= WORK INSTRUCTIONS =
Pictures excluded, return the lines below from the first through the line holding "from matplotlib.colors import".
START SUPPLIED MATERIAL
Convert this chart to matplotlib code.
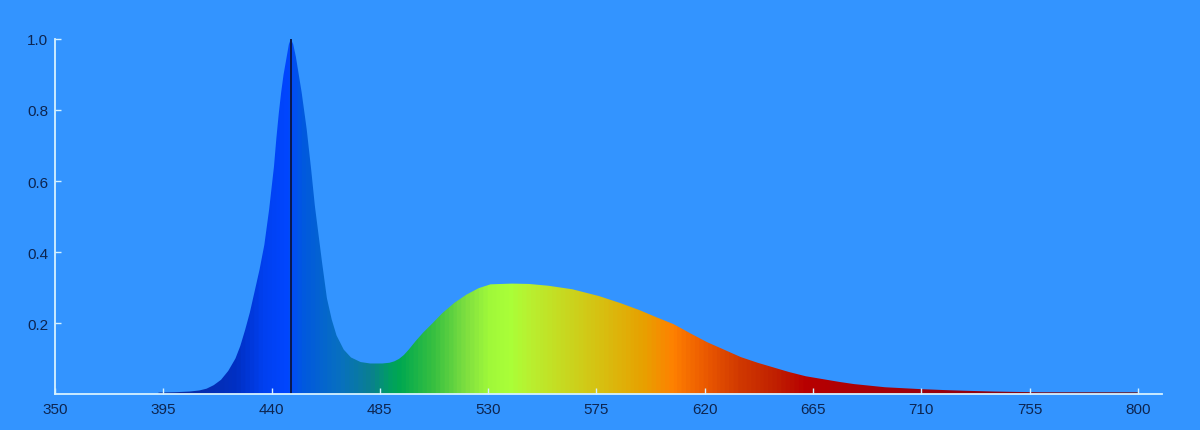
import numpy as np
import matplotlib
matplotlib.use('Agg')
import matplotlib.pyplot as plt
from matplotlib.colors import LinearSegmentedColormap

# spectrum (wavelength nm, relative intensity)
wavelength = [393, 400, 406, 410, 413, 416, 419, 422, 425, 427, 429, 431, 433, 435,
              437, 439, 441, 442, 443, 444, 445, 446.3, 447.2, 448, 449, 450.1,
              451.3, 452.5, 454.6, 456.5, 458, 459.5, 461, 463, 465, 467, 470, 473,
              477, 481, 486, 489, 491, 493, 495, 497, 500, 503, 507, 511, 516, 521,
              526, 531, 540, 547, 555, 565, 576, 585, 593, 600, 607, 614, 621, 628,
              635, 642, 648, 655, 662, 669, 676, 682, 695, 709, 720, 729, 740, 748,
              760, 780, 800]
intensity = [0.004, 0.005, 0.007, 0.01, 0.015, 0.025, 0.04, 0.065, 0.10, 0.135, 0.18,
             0.23, 0.29, 0.35, 0.42, 0.52, 0.64, 0.72, 0.79, 0.85, 0.90, 0.95, 0.985,
             1.0, 0.985, 0.95, 0.90, 0.85, 0.746, 0.63, 0.53, 0.45, 0.37, 0.27, 0.21,
             0.165, 0.125, 0.103, 0.09, 0.086, 0.086, 0.088, 0.092, 0.099, 0.11,
             0.125, 0.15, 0.173, 0.20, 0.228, 0.257, 0.28, 0.298, 0.309, 0.311,
             0.31, 0.305, 0.295, 0.276, 0.256, 0.236, 0.216, 0.197, 0.171, 0.146,
             0.125, 0.104, 0.088, 0.076, 0.062, 0.05, 0.042, 0.034, 0.028, 0.019,
             0.014, 0.011, 0.009, 0.007, 0.006, 0.005, 0.005, 0.005]

# fill colour along the wavelength axis
color_nm = [350, 395, 425, 436, 446, 452, 468, 481, 489, 493, 507, 521, 530, 539,
            547, 562, 578, 595, 607, 621, 635, 650, 662, 690, 740, 800, 810]
color_hex = ['#0d2a9a', '#0d2a9a', '#0030c4', '#0040f0', '#0046ff', '#0058e0',
             '#0870c0', '#0a8090', '#00a060', '#00a850', '#38c040', '#80e040',
             '#a0f83a', '#aaff38', '#b8f030', '#c8d820', '#d8be10', '#e8a000',
             '#ff8000', '#ea5800', '#d03800', '#c02000', '#b80000', '#a80008',
             '#900010', '#6a1828', '#6a1828']

peak_nm = 448
x_ticks = [350, 395, 440, 485, 530, 575, 620, 665, 710, 755, 800]
y_ticks = [0.2, 0.4, 0.6, 0.8, 1.0]

bg = '#3394ff'
axis_col = '#d6f2ff'
label_col = '#0d2550'

fig = plt.figure(figsize=(12, 4.31), dpi=100, facecolor=bg)
ax = fig.add_axes([0.0458, 0.0835, 0.9225, 0.8237], facecolor=bg)

lo, hi = 350, 810
pos = [(v - lo) / (hi - lo) for v in color_nm]
cmap = LinearSegmentedColormap.from_list('spec', list(zip(pos, color_hex)))

fill = ax.fill_between(wavelength, intensity, 0, facecolor='none', edgecolor='none')
grad = np.linspace(0, 1, 1000).reshape(1, -1)
im = ax.imshow(grad, cmap=cmap, extent=(lo, hi, 0, 1), aspect='auto',
               interpolation='bilinear', zorder=1)
im.set_clip_path(fill.get_paths()[0], transform=ax.transData)

ax.plot([peak_nm, peak_nm], [0, 1.0], color='#0a1440', lw=1.3, zorder=2)

ax.set_xlim(lo, hi)
ax.set_ylim(0, 1.0)
ax.set_xticks(x_ticks)
ax.set_yticks(y_ticks)
ax.set_xticklabels([str(v) for v in x_ticks])
ax.set_yticklabels(['%.1f' % v for v in y_ticks])

for side in ['top', 'right']:
    ax.spines[side].set_visible(False)
for side in ['left', 'bottom']:
    ax.spines[side].set_color(axis_col)
    ax.spines[side].set_linewidth(1.3)
    ax.spines[side].set_zorder(3)

ax.tick_params(direction='in', length=4, width=1, color=axis_col,
               labelcolor=label_col, labelsize=11)
ax.tick_params(axis='x', pad=6)
ax.tick_params(axis='y', pad=5)
for lbl in ax.get_xticklabels() + ax.get_yticklabels():
    lbl.set_family('Liberation Sans')

fig.savefig('out.png', dpi=100, facecolor=bg)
END SUPPLIED MATERIAL
= THE SOLUTION =
Convert this chart to matplotlib code.
import numpy as np
import matplotlib
matplotlib.use('Agg')
import matplotlib.pyplot as plt
from matplotlib.colors import LinearSegmentedColormap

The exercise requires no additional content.